Exercise objective: Set down, exactly as written, the lines from the top of the data to the line that holds "(lg3) at (702,167)", and omit the pictures.

##############################

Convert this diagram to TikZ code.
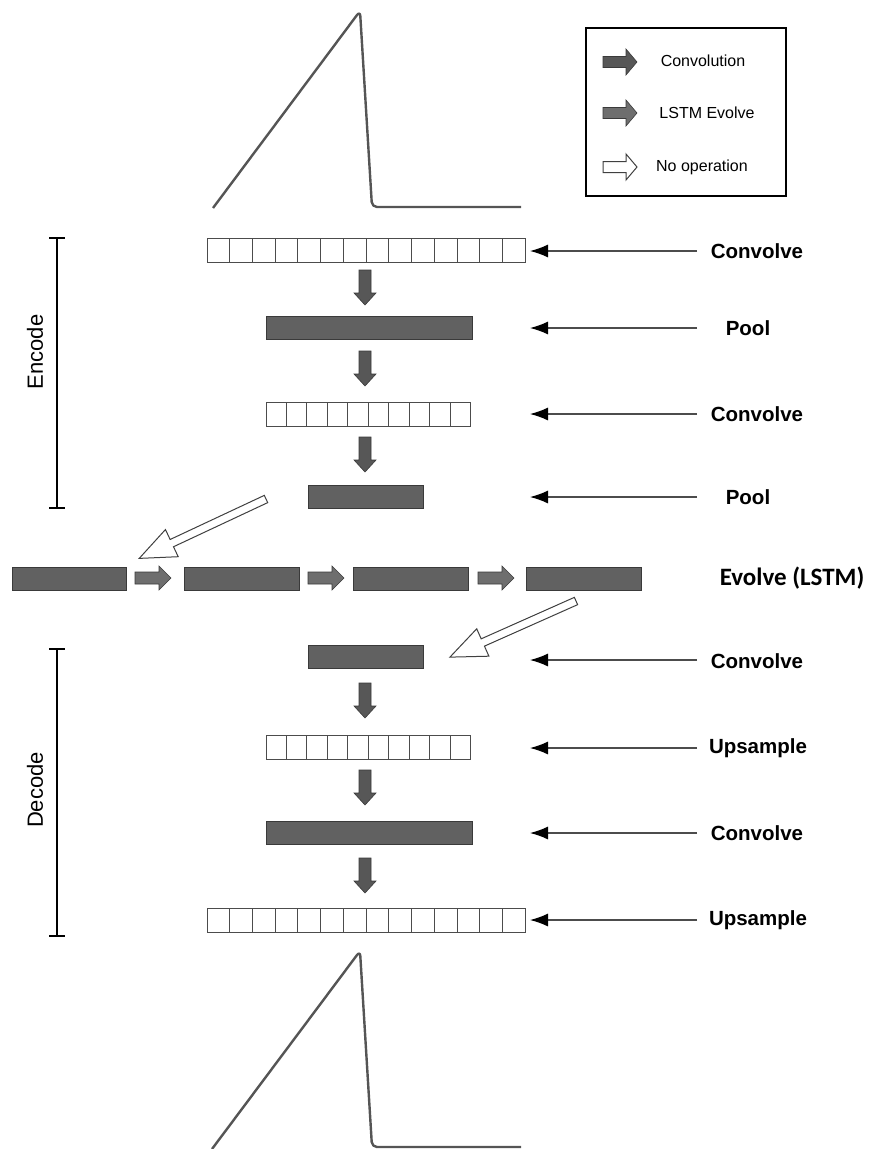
\documentclass[tikz,border=0pt]{standalone}
\usepackage{fontspec}
\setmainfont{Liberation Sans}
\newfontfamily\calib{Carlito}
\usetikzlibrary{arrows.meta,calc}
\definecolor{barfill}{HTML}{616161}
\definecolor{bardraw}{HTML}{3A3A3A}
\definecolor{arrfill}{HTML}{575757}
\definecolor{lstmfill}{HTML}{6E6E6E}
\definecolor{wave}{HTML}{555555}
\tikzset{
  pics/barrow/.style n args={4}{code={%
    \path[pic actions] (0,-#2) -- ({#1-#4},-#2) -- ({#1-#4},-#3) -- (#1,0) -- ({#1-#4},#3) -- ({#1-#4},#2) -- (0,#2) -- cycle;
  }},
  convarr/.style={fill=arrfill,draw=bardraw,line width=0.6pt},
  lstmarr/.style={fill=lstmfill,draw=bardraw,line width=0.6pt},
  noparr/.style={fill=white,draw=black!75,line width=1pt},
  bar/.style={draw=bardraw,fill=barfill,line width=0.8pt,minimum height=23pt,inner sep=0pt},
  strip/.style={draw=black!70,fill=white,line width=0.8pt,minimum height=24pt,inner sep=0pt},
  ptr/.style={draw=black!70,line width=1.2pt,-{Latex[length=18pt,width=13pt,black]}},
  lab/.style={font=\bfseries\fontsize{20.5}{24}\selectfont,anchor=center},
  legtxt/.style={font=\fontsize{16}{19}\selectfont,anchor=center},
  side/.style={font=\fontsize{22}{26}\selectfont,rotate=90},
  brk/.style={draw=black,line width=1.6pt},
  wav/.style={draw=wave,line width=2.4pt,rounded corners=5pt,line join=round},
}
\newcommand{\cells}[2]{% node name, number of cells
  \foreach \k in {1,...,\numexpr#2-1\relax}{
    \draw[black!70,line width=0.8pt] ($(#1.south west)!{\k/#2}!(#1.south east)$) -- ($(#1.north west)!{\k/#2}!(#1.north east)$);
  }}
\begin{document}
\begin{tikzpicture}[x=1pt,y=-1pt]
\useasboundingbox (0,0) rectangle (871,1149);

% top waveform
\draw[wav] (213,208) -- (360,11) -- (372,207) -- (521,207);

% legend
\node[draw=black,line width=2pt,minimum width=200pt,minimum height=168pt,anchor=north west,inner sep=0pt] (legend) at (585,27) {};
\pic[convarr] at (603,62) {barrow={34}{5.5}{13}{11}};
\node[legtxt] (lg1) at (703,61) {Convolution};
\pic[lstmarr] at (603,113) {barrow={34}{5.5}{13}{11}};
\node[legtxt] (lg2) at (707,113) {LSTM Evolve};
\pic[noparr] at (603,167) {barrow={34}{5.5}{13}{11}};
\node[legtxt] (lg3) at (702,167) {No operation};

% Encode layers
\node[strip,minimum width=318pt] (e1) at (366,250) {};
\cells{e1}{14}
\node[bar,minimum width=206pt] (e2) at (369,327.5) {};
\node[strip,minimum width=204pt] (e3) at (368,414) {};
\cells{e3}{10}
\node[bar,minimum width=115pt] (e4) at (365.5,496.5) {};

\pic[convarr,rotate=-90] at (365,270) {barrow={35}{6}{11}{12}};
\pic[convarr,rotate=-90] at (365,351) {barrow={35}{6}{11}{12}};
\pic[convarr,rotate=-90] at (365,437) {barrow={35}{6}{11}{12}};

% LSTM row
\node[bar,minimum width=114pt] (l1) at (69,578.5) {};
\node[bar,minimum width=115pt] (l2) at (241.5,578.5) {};
\node[bar,minimum width=115pt] (l3) at (410.5,578.5) {};
\node[bar,minimum width=115pt] (l4) at (583.5,578.5) {};
\pic[lstmarr] at (135,578) {barrow={36}{6}{12}{12}};
\pic[lstmarr] at (308,578) {barrow={36}{6}{12}{12}};
\pic[lstmarr] at (478,578) {barrow={36}{6}{12}{12}};

% no-op arrows
\pic[noparr,rotate=205.1] at (266,499) {barrow={140}{4}{15}{36}};
\pic[noparr,rotate=204.0] at (576,601) {barrow={138}{4}{15}{36}};

% Decode layers
\node[bar,minimum width=115pt] (d1) at (365.5,656.5) {};
\node[strip,minimum width=204pt] (d2) at (368,747.5) {};
\cells{d2}{10}
\node[bar,minimum width=206pt] (d3) at (369,833) {};
\node[strip,minimum width=318pt] (d4) at (366,920) {};
\cells{d4}{14}

\pic[convarr,rotate=-90] at (365,683) {barrow={35}{6}{11}{12}};
\pic[convarr,rotate=-90] at (365,770) {barrow={35}{6}{11}{12}};
\pic[convarr,rotate=-90] at (365,858) {barrow={35}{6}{11}{12}};

% bottom waveform
\draw[wav] (212,1149) -- (360,951) -- (372,1147) -- (521,1147);

% labels and pointers
\node[lab] (t1) at (757,251) {Convolve};
\node[lab] (t2) at (748,328) {Pool};
\node[lab] (t3) at (757,414) {Convolve};
\node[lab] (t4) at (748,497) {Pool};
\node[font=\calib\bfseries\fontsize{25}{29}\selectfont] (t5) at (792,578) {Evolve (LSTM)};
\node[lab] (t6) at (757,661) {Convolve};
\node[lab] (t7) at (758,748) {Upsample};
\node[lab] (t8) at (757,833) {Convolve};
\node[lab] (t9) at (758,920) {Upsample};

\foreach \n/\y in {1/251,2/328,3/414,4/497,6/660,7/748,8/833,9/920}{
  \coordinate (p\n) at (697,\y);
  \coordinate (q\n) at (530,\y);
  \draw[ptr] (p\n) -- (q\n);
}

% brackets
\coordinate (eb1) at (57,238); \coordinate (eb2) at (57,508);
\draw[brk] (eb1) -- (eb2);
\draw[brk] ($(eb1)+(-8,0)$) -- ($(eb1)+(8,0)$);
\draw[brk] ($(eb2)+(-8,0)$) -- ($(eb2)+(8,0)$);
\node[side] (enc) at (35,352) {Encode};

\coordinate (db1) at (57,649); \coordinate (db2) at (57,936);
\draw[brk] (db1) -- (db2);
\draw[brk] ($(db1)+(-8,0)$) -- ($(db1)+(8,0)$);
\draw[brk] ($(db2)+(-8,0)$) -- ($(db2)+(8,0)$);
\node[side] (dec) at (35,790) {Decode};
\end{tikzpicture}
\end{document}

##############################

Response:
Convert this diagram to TikZ code.
\documentclass[tikz,border=0pt]{standalone}
\usepackage{fontspec}
\setmainfont{Liberation Sans}
\newfontfamily\calib{Carlito}
\usetikzlibrary{arrows.meta,calc}
\definecolor{barfill}{HTML}{616161}
\definecolor{bardraw}{HTML}{3A3A3A}
\definecolor{arrfill}{HTML}{575757}
\definecolor{lstmfill}{HTML}{6E6E6E}
\definecolor{wave}{HTML}{555555}
\tikzset{
  pics/barrow/.style n args={4}{code={%
    \path[pic actions] (0,-#2) -- ({#1-#4},-#2) -- ({#1-#4},-#3) -- (#1,0) -- ({#1-#4},#3) -- ({#1-#4},#2) -- (0,#2) -- cycle;
  }},
  convarr/.style={fill=arrfill,draw=bardraw,line width=0.6pt},
  lstmarr/.style={fill=lstmfill,draw=bardraw,line width=0.6pt},
  noparr/.style={fill=white,draw=black!75,line width=1pt},
  bar/.style={draw=bardraw,fill=barfill,line width=0.8pt,minimum height=23pt,inner sep=0pt},
  strip/.style={draw=black!70,fill=white,line width=0.8pt,minimum height=24pt,inner sep=0pt},
  ptr/.style={draw=black!70,line width=1.2pt,-{Latex[length=18pt,width=13pt,black]}},
  lab/.style={font=\bfseries\fontsize{20.5}{24}\selectfont,anchor=center},
  legtxt/.style={font=\fontsize{16}{19}\selectfont,anchor=center},
  side/.style={font=\fontsize{22}{26}\selectfont,rotate=90},
  brk/.style={draw=black,line width=1.6pt},
  wav/.style={draw=wave,line width=2.4pt,rounded corners=5pt,line join=round},
}
\newcommand{\cells}[2]{% node name, number of cells
  \foreach \k in {1,...,\numexpr#2-1\relax}{
    \draw[black!70,line width=0.8pt] ($(#1.south west)!{\k/#2}!(#1.south east)$) -- ($(#1.north west)!{\k/#2}!(#1.north east)$);
  }}
\begin{document}
\begin{tikzpicture}[x=1pt,y=-1pt]
\useasboundingbox (0,0) rectangle (871,1149);

% top waveform
\draw[wav] (213,208) -- (360,11) -- (372,207) -- (521,207);

% legend
\node[draw=black,line width=2pt,minimum width=200pt,minimum height=168pt,anchor=north west,inner sep=0pt] (legend) at (585,27) {};
\pic[convarr] at (603,62) {barrow={34}{5.5}{13}{11}};
\node[legtxt] (lg1) at (703,61) {Convolution};
\pic[lstmarr] at (603,113) {barrow={34}{5.5}{13}{11}};
\node[legtxt] (lg2) at (707,113) {LSTM Evolve};
\pic[noparr] at (603,167) {barrow={34}{5.5}{13}{11}};
\node[legtxt] (lg3) at (702,167) {No operation};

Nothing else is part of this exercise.